For companies that are having difficulty cracking a desired core market or finding product-market fit, the path of least resistance is to start selling something else, kind of related, but fundamentally different. All products above are snacks, but plantains and potatoes are sourced from different places. And, though they sound very similar, air-drying and freeze-drying are totally different manufacturing processes.

For entrepreneurs with a mission to build a brand, launching multiple products is often poor strategy because of the inefficiencies and high cost of working with small batches. Also, an eclectic product mix makes it challenging to build a coherent story that justifies putting everything under one brand umbrella. Brand building requires patience and rigorous testing in order to establish a match between product and market. Rather than launch a new product, investigate who likes / hates your product and why. Rather than add a new feature, consult your customers on adjustments that could improve the utility of existing functions.

As an investor, I spend time identifying the core revenue of a business and analyzing its: Characteristics – distribution methods, elasticity, psychographics etc.; Scalability; and Economic expected value. I avoid assigning credit to CDs and Sunglasses.

I will cut my entrepreneur friend in New York some slack. He probably wasn’t trying to build the next biggest brand in electronic products. He was just an opportunistic middle-man in retail, searching everywhere for a decent mark-up to cover his hefty New York rent.

The fundamental unit – Lesson from a botched interview

When I was in business school, a close friend made a referral for a potentially prestigious role with one of the leading private equity firms investing in Africa. This was an opportunity I was desperate for. One of the partners at the firm invited me for a coffee chat in San Francisco.

When we met, I was relieved to see that he hadn’t brought a computer with him. I had purposefully left mine at home to avoid being ambushed with an on-site modeling exercise. After we ordered our drinks, we had a small chat and I was doing really well showing off my knowledge on different industries and business models.

The partner then pulled out a piece of paper and sketched out a short five-year financial summary for a “hypothetical” company. He then asked me to model a “quick” leveraged buyout analysis by hand. I got all the mechanics right, double checked my mental math and handed it back to him with that “nailed it!” grin. The exchange that followed was one of the most important lessons of my life and one of the reasons I decided to write this blog.

In my cash flow statement, I assumed no changes in working capital; no investment in capital expenditure and made silly assumptions on other fundamentals that were meant to make the arithmetic easier to perform. After reviewing the model and obviously in a state of total flux, the partner asked what type of company I was presenting and in what industry it was? I briefly tried to get the focus back to my mechanical prowess, but he became so infuriated that I ended up apologizing for wasting his time. 

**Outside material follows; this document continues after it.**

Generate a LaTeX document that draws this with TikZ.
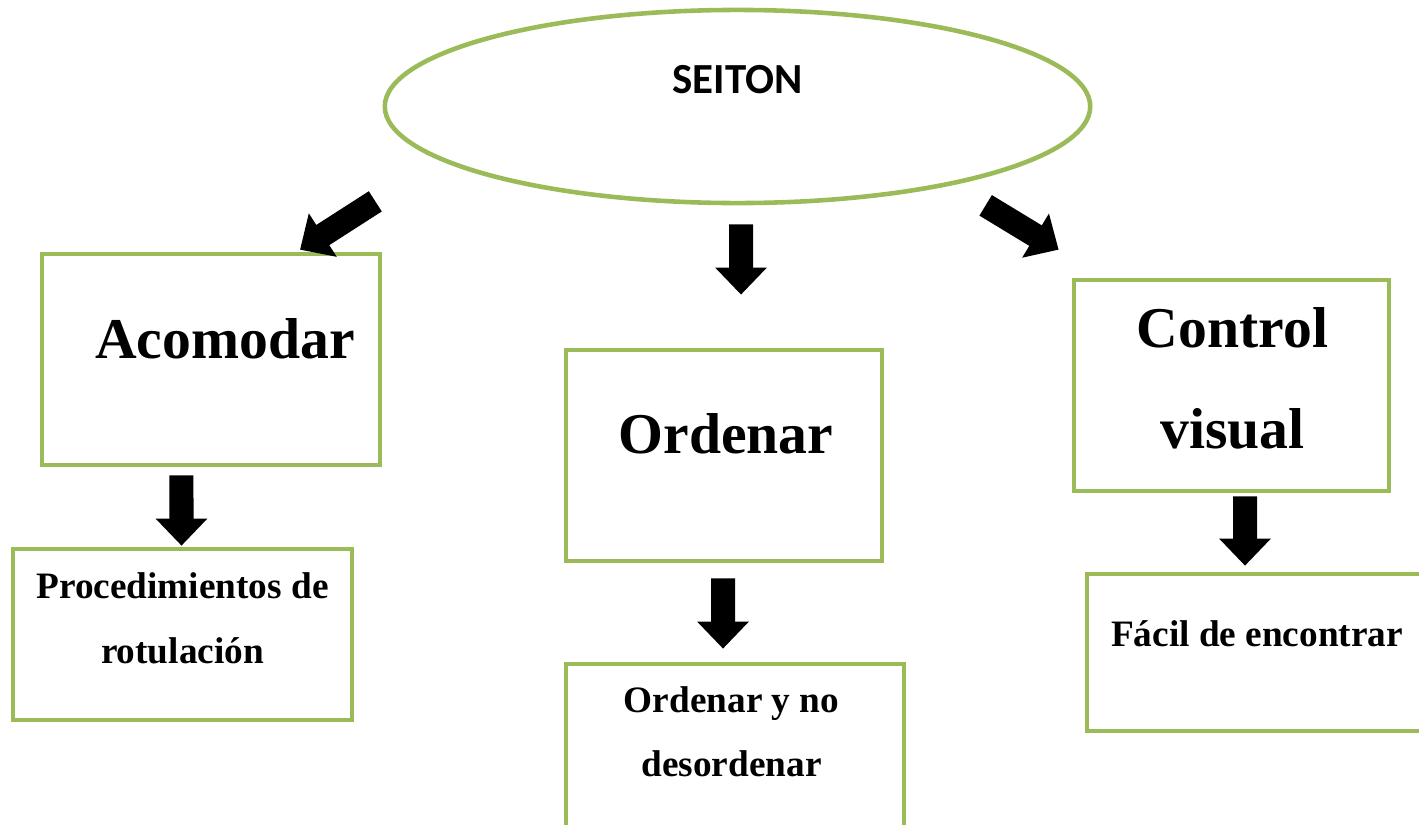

The partner told me that he gives the same test to everyone who applies for a job at his firm (Analyst to Principal) because the fundamental unit of investing and entrepreneurship is the same. However, the depth of analysis and debate that is expected changes dramatically for every role. As a Senior Associate candidate, I was expected to ask relevant questions and make credible assumptions about all operational aspects of the business – Growth stage of company; Unit economics; Capital structure; Working capital requirements, Investment in capital expenditure. I was also expected to debate other investment considerations – Effect of investment cycle; Exit considerations and multiples etc. The work I had submitted was only good enough for a summer analyst.